Однако мародерство – это грубое и радикальное прочтение этого императива, именно как императива – потребляй! – в смысле потребительной стоимости. Мародеры все так же слепо идут за призывом идеологии, за стремлением иметь. Они принимают навязанные им потребности как свои и идут грабить магазины ради их товаров. Но при этом происходит столкновение радикально прочитанного императива потребления с идеологией общества потребления, рыночного общества, общества спектакля, которая не может позволить радикального и последовательного прочтения ни одной конкретной “идеологии”, даже своей собственной.
Мародерство требует здесь и сейчас того изобилия товаров, о котором заявляют нам каждый день экономисты и рекламные стенды, но изобилия осязаемого, реального, а не видимого. Изобилия, потребляемых продуктов, а не изобилия продуктов, которые могут быть потреблены.
Как только социальный порядок, системно воспроизводящий эту двусмысленность, повергается в прах, видимое товарное изобилие магазинов сменяется реальным изобилием продуктов, продуктов потребления, которые должны быть использованы. Руки мародеров забирают из магазинов товары, но приносят домой продукты. Мародерство срывает с них бархатный покров, стоивший дней работы маркетологов, СММщиков, продакт-менеджеров и иных драг-королев позднекапиталистического товарного обмена.

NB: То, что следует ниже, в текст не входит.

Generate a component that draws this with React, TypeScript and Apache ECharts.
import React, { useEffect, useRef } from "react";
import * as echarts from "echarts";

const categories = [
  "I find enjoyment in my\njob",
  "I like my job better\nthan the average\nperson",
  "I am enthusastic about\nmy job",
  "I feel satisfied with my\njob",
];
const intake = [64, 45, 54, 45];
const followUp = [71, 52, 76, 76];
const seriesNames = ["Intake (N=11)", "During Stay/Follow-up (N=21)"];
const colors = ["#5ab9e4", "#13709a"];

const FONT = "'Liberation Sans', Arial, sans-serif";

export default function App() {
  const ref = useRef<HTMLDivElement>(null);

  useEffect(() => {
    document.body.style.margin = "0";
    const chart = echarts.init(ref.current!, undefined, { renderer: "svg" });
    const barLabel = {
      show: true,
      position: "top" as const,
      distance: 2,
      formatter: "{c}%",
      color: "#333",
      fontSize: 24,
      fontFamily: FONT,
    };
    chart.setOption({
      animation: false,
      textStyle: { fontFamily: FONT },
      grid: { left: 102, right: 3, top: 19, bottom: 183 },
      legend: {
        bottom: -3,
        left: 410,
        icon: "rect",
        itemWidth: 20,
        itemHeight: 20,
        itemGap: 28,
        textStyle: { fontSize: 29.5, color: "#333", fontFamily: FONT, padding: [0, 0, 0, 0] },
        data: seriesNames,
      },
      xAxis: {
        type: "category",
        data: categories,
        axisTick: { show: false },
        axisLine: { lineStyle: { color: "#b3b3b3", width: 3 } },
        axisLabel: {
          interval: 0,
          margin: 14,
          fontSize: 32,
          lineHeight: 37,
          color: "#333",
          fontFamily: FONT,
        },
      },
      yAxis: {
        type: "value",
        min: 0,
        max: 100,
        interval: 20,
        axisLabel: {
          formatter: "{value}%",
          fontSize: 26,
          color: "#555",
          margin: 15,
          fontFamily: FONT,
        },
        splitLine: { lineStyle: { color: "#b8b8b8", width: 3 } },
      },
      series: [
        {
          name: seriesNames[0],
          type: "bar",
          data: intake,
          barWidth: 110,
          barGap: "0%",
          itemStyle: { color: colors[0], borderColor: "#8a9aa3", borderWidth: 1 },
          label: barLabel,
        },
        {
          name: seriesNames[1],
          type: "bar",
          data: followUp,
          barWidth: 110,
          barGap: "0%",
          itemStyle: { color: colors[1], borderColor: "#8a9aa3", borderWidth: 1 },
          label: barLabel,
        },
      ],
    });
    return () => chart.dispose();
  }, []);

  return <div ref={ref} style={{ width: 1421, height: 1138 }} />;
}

Этот акт, справедливо называющийся обывателями аморальным, является таковым в действительности с важной оговоркой – его аморальность есть доведение товарности и обслуживающей его морали до своей предельной полноты и вместе с тем снятие их в качестве таковых. Его назначение состоит не в установлении частной правды – «воздаяния» угнетенным – но в ниспровержении этой морали посредством доведения ее до всей полноты внутреннего противоречия. «Потребляй», говорят мародёры, и тем самым они высвечивают фарс буржуазной морали (наиболее последовательными приверженцами которой они en masse и являются), писаной на бумажных скрижалях кофе из Старбакса, проценты от покупки которого идут голодающим детям Африки.
Товар, извлеченный из своей рыночной логики, снятый как товар и извлеченный из видимого изобилия, не имеет никакой динамики кроме динамики распада до своей продуктовой сути потребительской стоимости. Те продукты, которые еще носят в себе ее остатки, превращаются в реально доступные и используемые блага. Те же, что могут существовать и продаваться исключительно как элемент товарного обмена, чья меновая стоимость не коррелирует ни с какой потребительской, должны найти свое место в великом празднике разрушения. Не стоит забывать, что ни один акт мародерства не обходится без своих петролейщиков.

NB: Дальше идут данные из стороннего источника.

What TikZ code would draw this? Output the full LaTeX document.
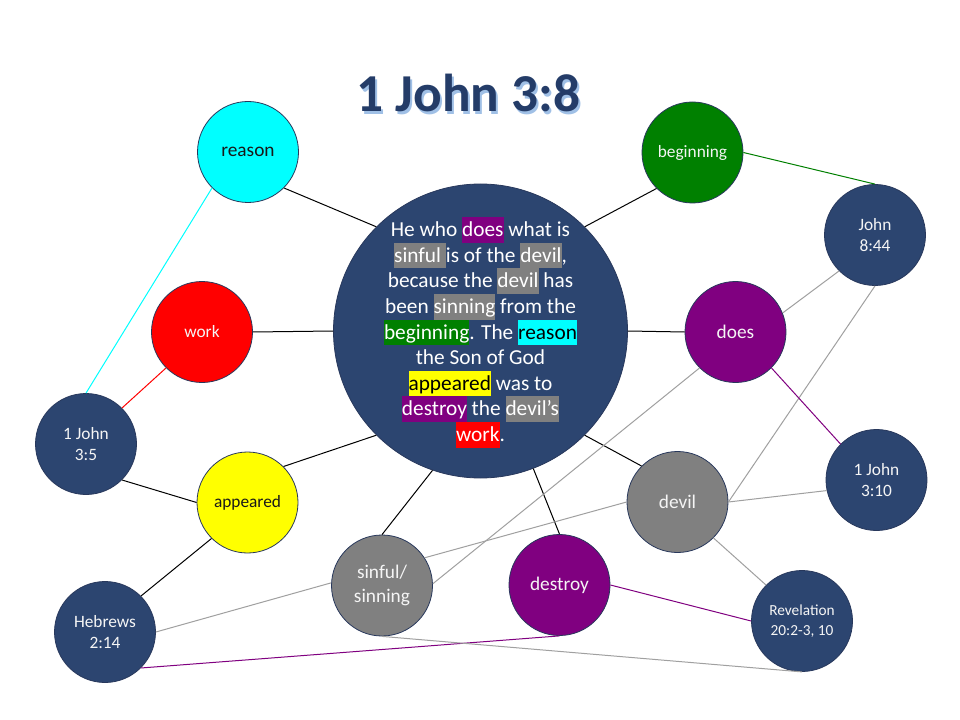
\documentclass[tikz,border=0pt]{standalone}
\usepackage{fontspec}
\setmainfont{Carlito}
\definecolor{navy}{RGB}{44,69,112}
\definecolor{edgec}{RGB}{40,56,92}
\definecolor{ccyan}{RGB}{0,255,255}
\definecolor{cgreen}{RGB}{0,128,0}
\definecolor{cred}{RGB}{255,0,0}
\definecolor{cpurple}{RGB}{128,0,128}
\definecolor{cyellow}{RGB}{255,255,0}
\definecolor{cgray}{RGB}{128,128,128}
\definecolor{lgray}{RGB}{160,160,160}
\definecolor{titlec}{RGB}{36,60,104}
\definecolor{shadowc}{RGB}{160,192,230}
\definecolor{ltext}{RGB}{245,245,245}
\newcommand{\hlb}[2]{{\setlength{\fboxsep}{0pt}\colorbox{#1}{\rule[-4.6pt]{0pt}{19.1pt}#2}}}
\tikzset{
  bub/.style={circle, minimum size=75.75pt, inner sep=0pt, draw=edgec, line width=0.6pt,
    align=center, text=ltext, font=\fontsize{13pt}{16pt}\selectfont},
  bigtext/.style={font=\fontsize{14.5pt}{18pt}\selectfont},
  conn/.style={line width=0.75pt},
}
\begin{document}
\begin{tikzpicture}[x=0.75pt,y=-0.75pt]
\useasboundingbox (0,0) rectangle (960,720);
\fill[white] (0,0) rectangle (960,720);

% title with its light shadow, as one text
\node[anchor=base, text=titlec, font=\fontsize{40pt}{48pt}\selectfont\bfseries] (title) at (468.5,112)
{\makebox[0pt][l]{\hspace{1.6pt}\raisebox{-1.8pt}{\color{shadowc}1 John 3:8}}1 John 3:8};

% central circle
\node[circle, minimum size=220.5pt, inner sep=0pt, fill=navy, draw=edgec, line width=0.6pt] (C) at (480.5,331) {};
\node[align=center, inner sep=0pt, text=white, font=\fontsize{16pt}{19.2pt}\selectfont] (Ct) at (480.5,332.4)
{He who \hlb{cpurple}{does} what is\\
\hlb{cgray}{sinful }is of the \hlb{cgray}{devil},\\
because the \hlb{cgray}{devil} has\\
been \hlb{cgray}{sinning} from the\\
\hlb{cgreen}{beginning}. The \hlb{ccyan}{\color{black}reason}\\
the Son of God\\
\hlb{cyellow}{\color{black}appeared} was to\\
\hlb{cpurple}{destroy} the \hlb{cgray}{devil’s}\\
\hlb{cred}{work}.};

% word circles
\node[bub, bigtext, fill=ccyan, text=black!90] (reason) at (248,152) {reason};
\node[bub, fill=cgreen] (begin) at (692.5,152.5) {beginning};
\node[bub, fill=cred] (work) at (202,332) {work};
\node[bub, bigtext, fill=cpurple] (does) at (735.5,332) {does};
\node[bub, fill=cyellow, text=black!90] (appeared) at (247.5,502.5) {appeared};
\node[bub, bigtext, fill=cgray] (devil) at (677.5,502) {devil};
\node[bub, bigtext, fill=cgray] (sinful) at (382,585.5) {sinful/\\sinning};
\node[bub, bigtext, fill=cpurple] (destroy) at (559.5,585) {destroy};

% reference circles
\node[bub, fill=navy] (jA) at (86,444) {1 John\\3:5};
\node[bub, fill=navy] (jB) at (875,235) {John\\8:44};
\node[bub, fill=navy] (jC) at (876.5,480) {1 John\\3:10};
\node[bub, fill=navy] (heb) at (105,632) {Hebrews\\2:14};
\node[bub, fill=navy, font=\fontsize{11.5pt}{15pt}\selectfont] (rev) at (802,621) {Revelation\\20:2-3, 10};

% connectors to the centre
\draw[conn, black] (reason.south east) -- (C.north west);
\draw[conn, black] (begin.south west) -- (C.north east);
\draw[conn, black] (work.east) -- (C.west);
\draw[conn, black] (does.west) -- (C.east);
\draw[conn, black] (appeared.north east) -- (C.south west);
\draw[conn, black] (devil.north west) -- (C.south east);
\draw[conn, black] (sinful.north) -- (C.251);
\draw[conn, black] (destroy.north) -- (C.291);

% other connectors
\draw[conn, ccyan] (jA.north) -- (reason.south west);
\draw[conn, cred] (jA.north east) -- (work.south west);
\draw[conn, black] (jA.south east) -- (appeared.west);
\draw[conn, black] (heb.north east) -- (appeared.south west);
\draw[conn, cgreen] (begin.east) -- (jB.north);
\draw[conn, lgray] (jB.south west) -- (does.22);
\draw[conn, lgray] (jB.south) -- (devil.east);
\draw[conn, cpurple] (does.south east) -- (jC.north west);
\draw[conn, lgray] (devil.east) -- (jC.192);
\draw[conn, lgray] (devil.south east) -- (rev.north west);
\draw[conn, cpurple] (destroy.east) -- (rev.west);
\draw[conn, lgray] (heb.east) -- (sinful.177);
\draw[conn, cpurple] (heb.south east) -- (destroy.south);
\draw[conn, lgray] (sinful.south) -- (rev.south);
\draw[conn, lgray] (sinful.2) -- (does.south west);
\draw[conn, lgray] (sinful.33) -- (devil.west);
\end{tikzpicture}
\end{document}
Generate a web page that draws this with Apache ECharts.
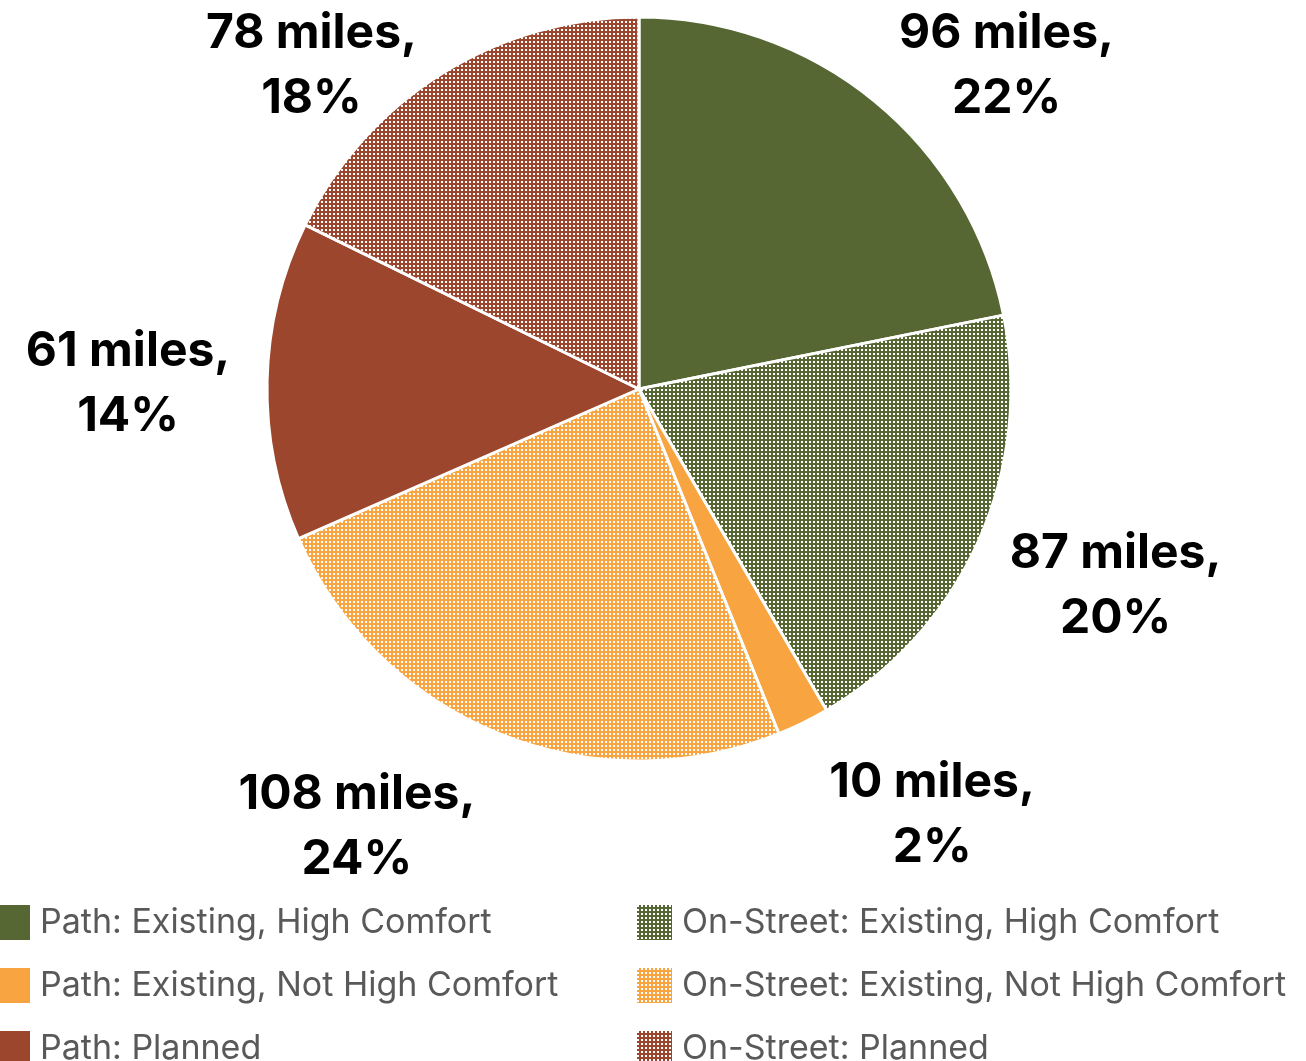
<!DOCTYPE html>
<html>
<head>
<meta charset="utf-8">
<script src="https://cdn.jsdelivr.net/npm/echarts@6/dist/echarts.min.js"></script>
<style>html,body{margin:0;padding:0;background:#fff;}#chart{width:1306px;height:1061px;}</style>
</head>
<body>
<div id="chart"></div>
<script>
var categories = [
  'Path: Existing, High Comfort',
  'On-Street: Existing, High Comfort',
  'Path: Existing, Not High Comfort',
  'On-Street: Existing, Not High Comfort',
  'Path: Planned',
  'On-Street: Planned'
];
var miles = [96, 87, 10, 108, 61, 78];
var baseColors = ['#566733', '#566733', '#F8A541', '#F8A541', '#9B462D', '#9B462D'];
var patterned = [false, true, false, true, false, true];
var leftLegend = [categories[0], categories[2], categories[4]];
var rightLegend = [categories[1], categories[3], categories[5]];

// small label nudges (style) relative to library placement
var nudgeX = [46, 13, 69, -91, -3, -59];
var nudgeY = [70, -11, -30, -33, 6, 108];

function pat(color) {
  var c = document.createElement('canvas');
  c.width = 4; c.height = 4;
  var g = c.getContext('2d');
  g.fillStyle = color; g.fillRect(0, 0, 4, 4);
  g.fillStyle = '#ffffff'; g.fillRect(1, 1, 2, 2);
  return { image: c, repeat: 'repeat' };
}

var mainData = categories.map(function (n, i) {
  return { name: n, value: miles[i], itemStyle: { color: patterned[i] ? pat(baseColors[i]) : baseColors[i] } };
});
var labelData = categories.map(function (n, i) {
  return { name: n, value: miles[i] };
});

var chart = echarts.init(document.getElementById('chart'), null, { renderer: 'canvas' });
var legendText = { fontSize: 34, color: '#595959', fontFamily: 'Inter', lineHeight: 37, padding: [0, 0, 0, 4] };
var legendBase = { orient: 'vertical', top: 903, height: 200, padding: 0, itemWidth: 37, itemHeight: 37, itemGap: 24, icon: 'rect', textStyle: legendText, selectedMode: false };
chart.setOption({
  backgroundColor: '#ffffff',
  animation: false,
  legend: [
    Object.assign({}, legendBase, { data: leftLegend, left: -7 }),
    Object.assign({}, legendBase, { data: rightLegend, left: 635 })
  ],
  series: [
    {
      type: 'pie',
      center: [639, 389],
      radius: [0, 372],
      startAngle: 90,
      clockwise: true,
      silent: true,
      label: { show: false },
      labelLine: { show: false },
      itemStyle: { borderColor: '#ffffff', borderWidth: 3 },
      data: mainData
    },
    {
      type: 'pie',
      center: [639, 389],
      radius: [505, 505],
      startAngle: 90,
      clockwise: true,
      silent: true,
      percentPrecision: 0,
      itemStyle: { color: 'rgba(0,0,0,0)', borderWidth: 0 },
      emphasis: { disabled: true },
      labelLine: { show: false },
      label: {
        show: true,
        position: 'inside',
        fontFamily: 'Inter',
        fontWeight: 'bold',
        fontSize: 48,
        lineHeight: 65,
        color: '#000000',
        align: 'center',
        formatter: function (p) { return p.value + ' miles,\n' + p.percent + '%'; }
      },
      labelLayout: function (p) {
        return { dx: nudgeX[p.dataIndex], dy: nudgeY[p.dataIndex] };
      },
      data: labelData
    }
  ]
});
</script>
</body>
</html>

Мародерство может быть путем низового и стихийного преодоления товара, его символического уничтожения в празднике победы человека над товаром – но лишь рассматриваемое как пролегомен, как великое Начало подлинной человеческой истории. Покуда такой утвердительный взрыв остается рекуперирован, интегрирован в буржуазную мораль как её собственное бессознательное, мародёрство порождает лишь невроз общества товарного фетишизма, выряжаемый в шелка морали и обрушивающий всю свою риторическую мощь на неразумное «быдло».
Так следует понимать то, что значимая доля наблюдателей отвернулась от казахской революции именно после начала мародерства, когда в свободном Алматы люди массово начали грабить и жечь магазины, нападать на торговые центры. Другие, отделившие мародёрства и бунт низов от светлых демократических идеалов, также заняли позицию абстрактного осуждения; лишь немногие видят в этих действиях оборотную сторону буржуазного благочестия.
Ни Нурсултан Назарбаев, ни Касым-Жомарт Токаев не являются целью мародёрства, понятого как бунт. Шедшие по меньшей мере с 6 января попытки говорить о мародёрах не иначе как о провокаторах, действовавших в интересах лично Токаева, криминальных авторитетов, крупных бизнесменов, чьи бизнесы якобы не были затронуты не меняют фундаментальной культурной сути этого явления. Все эти теории не могут проверены, однако, даже если они окажутся правдой – мародерство обязано было привлекать к себе пролетаризированные массы, приводя в движение логику преодоления товарности и открывая объективное окно возможностей для слома социального и культурного порядка.
Не случайно, что именно оно стало рубежом, после которого наступила фактическая консолидация контрреволюционных сил – вооруженное противостояние военных, до того бывшее скорее редкостью, приняло организованный характер, позволив подавить активную фазу выступлений. Именно оно, а не политические требования улицы, несло наиболее радикальную опасность для казахского деспотизма, и потому именно оно явилось настоящим coup d’envoi для подлинного радикализма в размышлении над казахскими событиями.